The widow of the Shah of Iran was painted by Warhol and assembled the greatest collection of art outside of Europe. She talks to Will Heaven about the stupidity of the current regime

issue 15 December 2018

Somewhere in the bowels of the Tehran Museum of Contemporary Art is a portrait from a lost world. Its subject is a beautiful young woman: Her Imperial Majesty, Empress Farah Pahlavi of Iran. The condition of the work, however, a luminous print by Andy Warhol from 1977, is so bad that it could be a metaphor for Iran itself.
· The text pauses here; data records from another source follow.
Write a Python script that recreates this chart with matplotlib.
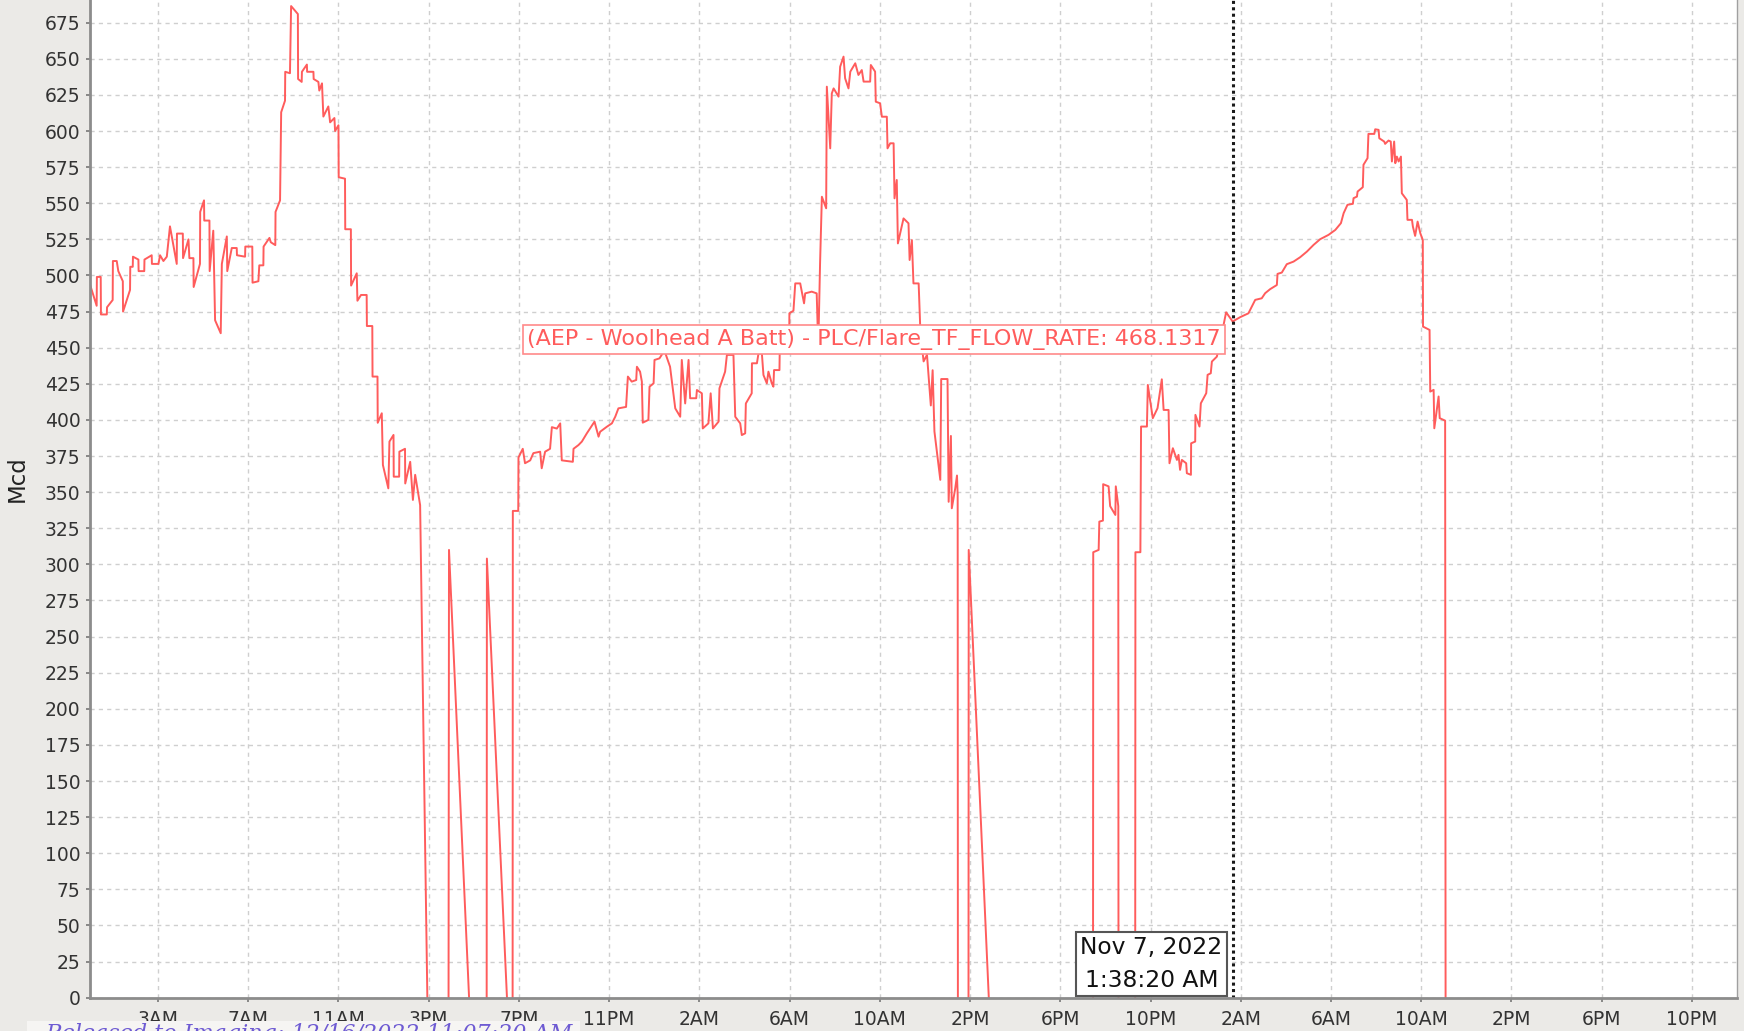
import matplotlib
matplotlib.use("Agg")
import matplotlib.pyplot as plt
from matplotlib.patches import Rectangle

NA = float("nan")  # gap: the flow sat at zero under the axis line

# elapsed hours since Nov 5, 2022 00:00 (DST ends Nov 6 -> 73 h span)
hours = [
    0.00, 0.28, 0.29, 0.46, 0.47, 0.73, 0.74, 0.99, 1.00, 1.17, 1.24, 1.44, 1.45, 1.76, 1.77, 1.88,
    1.89, 2.13, 2.14, 2.39, 2.40, 2.72, 2.73, 3.02, 3.09, 3.24, 3.39, 3.53, 3.83, 3.84, 4.10, 4.11,
    4.35, 4.39, 4.57, 4.58, 4.86, 4.87, 5.04, 5.05, 5.28, 5.29, 5.45, 5.53, 5.78, 5.83, 6.05, 6.07,
    6.27, 6.49, 6.50, 6.86, 6.87, 7.18, 7.19, 7.45, 7.49, 7.67, 7.68, 7.94, 8.00, 8.20, 8.21, 8.41,
    8.46, 8.63, 8.64, 8.85, 8.90, 9.20, 9.21, 9.37, 9.38, 9.60, 9.61, 9.89, 9.90, 10.11, 10.15, 10.27,
    10.33, 10.55, 10.63, 10.82, 10.85, 11.00, 11.01, 11.29, 11.30, 11.55, 11.56, 11.81, 11.84, 12.00,
    12.25, 12.26, 12.50, 12.51, 12.73, 12.74, 12.92, 12.97, 13.21, 13.26, 13.44, 13.45, 13.69, 13.70,
    13.95, 13.96, 14.18, 14.30, 14.40, 14.62, 14.94, 15.40, 15.88, 15.90, 16.79, 17.20, 17.57, 17.58,
    18.47, 18.60, 18.72,
    18.73, 18.97, 18.98, 19.17, 19.27, 19.50, 19.64, 19.94, 20.01, 20.16, 20.38, 20.46, 20.68, 20.83,
    20.90, 21.39, 21.42, 21.64, 21.79, 22.01, 22.35, 22.53, 22.60, 22.90, 23.12, 23.27, 23.41, 23.75,
    23.83, 24.00, 24.20, 24.23, 24.37, 24.45, 24.49, 24.74, 24.79, 24.97, 25.01, 25.23, 25.45, 25.70,
    25.93, 26.15, 26.22, 26.37, 26.52, 26.59, 26.86, 26.89, 27.11, 27.15, 27.40, 27.50, 27.60, 27.85,
    27.89, 28.14, 28.22, 28.51, 28.59, 28.81, 28.88, 29.03, 29.06, 29.32, 29.33, 29.55, 29.62, 29.77,
    29.84, 29.99, 30.06, 30.21, 30.28, 30.31, 30.55, 30.56, 30.98, 30.99, 31.17, 31.25, 31.47, 31.64,
    31.69, 31.98, 32.20, 32.27, 32.35, 32.43, 32.62, 32.65, 32.80, 32.87, 32.95, 33.17, 33.24, 33.39,
    33.46, 33.61, 33.69, 33.91, 34.05, 34.20, 34.28, 34.57, 34.60, 34.79, 34.82, 35.01, 35.09, 35.31,
    35.34, 35.46, 35.61, 35.65, 35.75, 35.80, 36.05, 36.27, 36.32, 36.42, 36.49, 36.72, 36.80, 36.94,
    37.09, 37.26, 37.34, 37.42, 37.68, 37.72, 38.00, 38.05, 38.15, 38.19, 38.34, 38.42, 38.45, 38.46,
    38.70, 38.93, 38.94, 39.83, 42.00, 44.45, 44.46, 44.70, 44.73, 44.89, 44.90, 45.14, 45.21, 45.44,
    45.46, 45.57, 45.58, 46.00, 46.32, 46.33, 46.55, 46.58, 46.84, 46.88, 47.10, 47.31, 47.50, 47.58,
    47.80, 47.84, 47.99,
    48.17, 48.24, 48.31, 48.39, 48.58, 48.61, 48.79, 48.80, 48.98, 48.99, 49.17, 49.23, 49.47, 49.53,
    49.67, 49.72, 49.94, 50.10, 50.35, 50.64, 50.97, 51.34, 51.64, 51.93, 52.08, 52.30, 52.60, 52.63,
    52.82, 53.04, 53.34, 53.63, 53.93, 54.23, 54.52, 54.89, 55.19, 55.44, 55.56, 55.73, 55.97, 56.00,
    56.15, 56.18, 56.41, 56.44, 56.62, 56.66, 56.92, 56.96, 57.11, 57.14, 57.36, 57.40, 57.55, 57.65,
    57.70, 57.80, 57.85, 57.92, 58.00, 58.10, 58.14, 58.36, 58.39, 58.59, 58.63, 58.73, 58.84, 58.96,
    59.07, 59.08, 59.37, 59.40, 59.55, 59.58, 59.77, 59.82, 59.92, 60.06, 60.08,
]
mcd = [
    493, 479, 499, 499, 473, 473, 478, 483, 510, 510, 503, 496, 475, 490, 506, 506,
    513, 511, 503, 503, 511, 514, 508, 508, 514, 510, 513, 534, 508, 529, 529, 512,
    525, 512, 512, 492, 508, 544, 552, 538, 538, 503, 531, 469, 460, 508, 527, 503,
    519, 519, 514, 513, 520, 520, 495, 496, 507, 507, 520, 526, 523, 521, 544, 552,
    613, 621, 641, 640, 686.5, 681, 636, 634, 641, 646, 641, 641, 636, 634, 628, 633,
    610, 617, 606, 609, 600, 604, 568, 567, 532, 532, 493, 501.5, 482.5, 486.5,
    486.5, 465, 465, 430, 430, 398, 404.6, 368.8, 352.6, 385, 389.6, 360.7, 360.7, 378,
    380, 356, 371, 344.6, 362, 341, 0, NA, 0, 310, 0, NA, 0, 304,
    0, NA, 0,
    337, 337, 374, 380, 370, 372, 377, 378, 366.5, 378, 380, 395, 394, 397.6,
    372, 371, 380, 382.6, 385, 390.7, 398.8, 388.4, 391.8, 395.3, 397.6, 402.2, 408, 409,
    430, 426.5, 427.6, 436.8, 433.4, 426.5, 398.1, 400, 423, 425.3, 441.5, 442.6, 448, 436.8,
    408, 402.2, 441.5, 411.4, 441.5, 415, 415, 420.7, 418.4, 394.1, 397.6, 418.4, 394.1, 398.8,
    421.9, 433.4, 445, 445, 402.2, 397.6, 389.5, 390.7, 411.4, 418.4, 439.2, 439.2, 446, 446,
    431.1, 425.3, 433.4, 425.3, 423, 434.5, 434.5, 446, 450, 473.8, 475.6, 494.5, 494.5, 480.7,
    487.6, 488.8, 487.6, 450, 508.4, 554.5, 546.5, 630.7, 588, 626, 629.5, 623.8, 644.5, 651.5,
    636.5, 629.5, 641.1, 646.9, 638.8, 642.2, 634.2, 634.2, 645.7, 641.1, 620.3, 619.2, 609.9, 609.9,
    588, 591.5, 591.5, 553.4, 566.1, 522.2, 539.5, 536.1, 510.7, 524.5, 494.5, 494.5, 460, 440.5,
    445, 410, 434.4, 392, 358.5, 428.3, 428.3, 343.3, 388.9, 338.8, 352.4, 361.5, 348, 0,
    NA, 0, 310, 0, NA, 0, 308.4, 310, 329.6, 330.3, 355.5, 354, 340.3, 334.2,
    354, 340.3, 0, NA, 0, 308.4, 308.4, 395.4, 395.4, 424.2, 401.2, 408.1, 428.1, 406.9,
    406.9, 370, 380.4,
    372.3, 375.8, 365.4, 372.3, 370, 363.1, 362, 383.8, 385, 403.5, 395.4, 411.5, 418.5, 431.2,
    432.3, 440.4, 443.8, 455, 474.5, 468.1317, 471.1, 473.8, 483.1, 484.2, 487.7, 490.5, 493.4, 501.1,
    502, 507.8, 509.6, 512.6, 516.5, 521.2, 525.1, 528.1, 531.5, 536.2, 543.1, 548.9, 549.6, 553.5,
    554.6, 558.1, 561.1, 576.6, 581.2, 598, 598, 601.2, 600.8, 595, 592.7, 591.1, 593.4, 592.7,
    578.9, 592.7, 577.7, 582.3, 578.9, 582.3, 556.9, 552.3, 538.5, 538.5, 533.9, 527.4, 537.3, 529.2,
    524.6, 464.6, 462.3, 419.6, 420.8, 394.2, 416.2, 401.2, 400.5, 399.5, 0,
]

tick_hours = [3, 7, 11, 15, 19, 23, 27, 31, 35, 39, 43, 47, 51, 55, 59, 63, 67, 71]
tick_labels = ["3AM", "7AM", "11AM", "3PM", "7PM", "11PM", "2AM", "6AM", "10AM",
               "2PM", "6PM", "10PM", "2AM", "6AM", "10AM", "2PM", "6PM", "10PM"]
y_ticks = list(range(0, 676, 25))

cursor_hour = 50.639  # Nov 7, 2022 1:38:20 AM
cursor_value = 468.1317
series_name = "(AEP - Woolhead A Batt) - PLC/Flare_TF_FLOW_RATE"
cursor_date = "Nov 7, 2022\n1:38:20 AM"
released = "Released to Imaging: 12/16/2022 11:07:20 AM"

line_color = "#ff5c5c"
text_color = "#333333"

fig = plt.figure(figsize=(17.44, 10.31), dpi=100, facecolor="#ebeae7")
ax = fig.add_axes([0.0518, 0.0323, 0.9442, 0.9677])
ax.set_facecolor("white")

ax.plot(hours, mcd, color=line_color, lw=1.4, zorder=2)
ax.axvline(cursor_hour, color="#1a1a1a", lw=2.2, linestyle=(0, (1, 1.1)), zorder=3)

ax.set_xlim(0, 73)
ax.set_ylim(0, 690.7)
ax.set_xticks(tick_hours, tick_labels)
ax.set_yticks(y_ticks)
ax.tick_params(axis="both", colors="#777777", labelcolor=text_color, labelsize=13.5,
               length=3, width=1.2, direction="out", pad=4)
ax.tick_params(axis="x", pad=6)
ax.grid(True, color="#cfcfcf", lw=1.0, linestyle=(0, (3, 3)))
ax.set_axisbelow(True)

for side in ("left", "bottom"):
    ax.spines[side].set_color("#8c8c8c")
    ax.spines[side].set_linewidth(2.0)
    ax.spines[side].set_zorder(4)
ax.spines["top"].set_visible(False)
ax.spines["right"].set_color("#a0a0a0")
ax.spines["right"].set_linewidth(1.0)

fig.text(0.0097, 0.536, "Mcd", rotation=90, fontsize=16.5, color="#222222",
         ha="center", va="center")

ax.annotate(f"{series_name}: {cursor_value}", xy=(cursor_hour, 455.7),
            xytext=(-12, 0), textcoords="offset pixels", ha="right", va="center",
            fontsize=16, color=line_color, zorder=5,
            bbox=dict(boxstyle="square,pad=0.18", fc="white", ec="#ff8a8a", lw=1.2))

ax.annotate(cursor_date, xy=(cursor_hour, 0), xytext=(-81, 6),
            textcoords="offset pixels", ha="center", va="bottom",
            fontsize=16.8, color="#111111", linespacing=1.55, zorder=5,
            bbox=dict(boxstyle="square,pad=0.18", fc="white", ec="#555555", lw=1.5))

# stamp strip overlapping the bottom of the tick labels
fig.patches.append(Rectangle((27 / 1744, 0), 553 / 1744, 10 / 1031,
                             transform=fig.transFigure, fc="#f6f5f3", ec="none",
                             zorder=5))
fig.text(45 / 1744, -9 / 1031, released, fontsize=16, family="DejaVu Serif",
         style="italic", color="#6e5bd3", ha="left", va="baseline", zorder=6)

fig.savefig("out.png", dpi=100, facecolor=fig.get_facecolor())
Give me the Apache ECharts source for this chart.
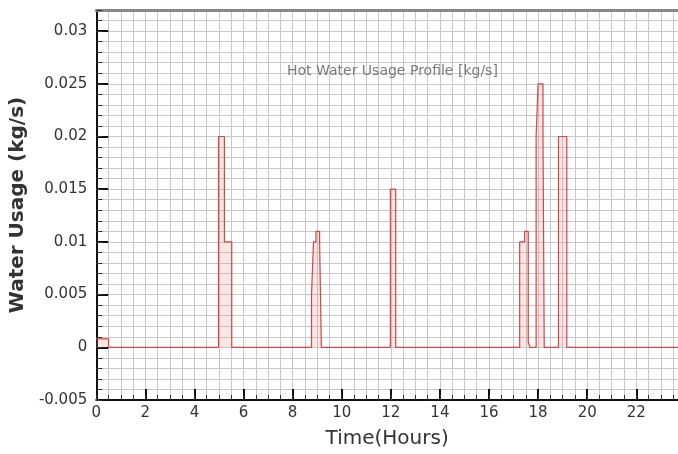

Fundamentalist vandals have slashed at it with knives.

The Empress — forced into exile when the Iranian Revolution overthrew her husband, the Shah, two years after the portrait was completed — discovered this upsetting news while watching French TV in her Paris apartment. ‘Seeing that, I said, “They are stupid”,’ she tells me. ‘Instead of tearing it they could have sold it!’

One day, she hopes to see it on display again. ‘I hope this regime will not stay and this will be part of a collection to show what sort of people they are. What they have done to Iran is much more than tearing my portrait. But that will be part of the history — an example.’

We meet in a library above a swanky bookshop on Piccadilly, where the Empress-in-exile is being fussed over by an entourage of fashionable young women. She is the tallest person in the room — or seems it — and looks much younger than her 80 years, wearing a chic-looking navy blue power suit, with immaculately styled blonde hair identical to photographs of her from the time of the revolution.

A new book, Iran Modern: the Empress of Art, is being launched at an evening reception — and its two co-authors, Viola Raikhel-Bolot and Miranda Darling, are trying to coax her into signing copies. A vast, £650 volume (for those with a certain kind of coffee table), it tells the story of the Warhol portrait, the collection it belonged to and the part she, the Shah of Iran’s widow, played in establishing that collection.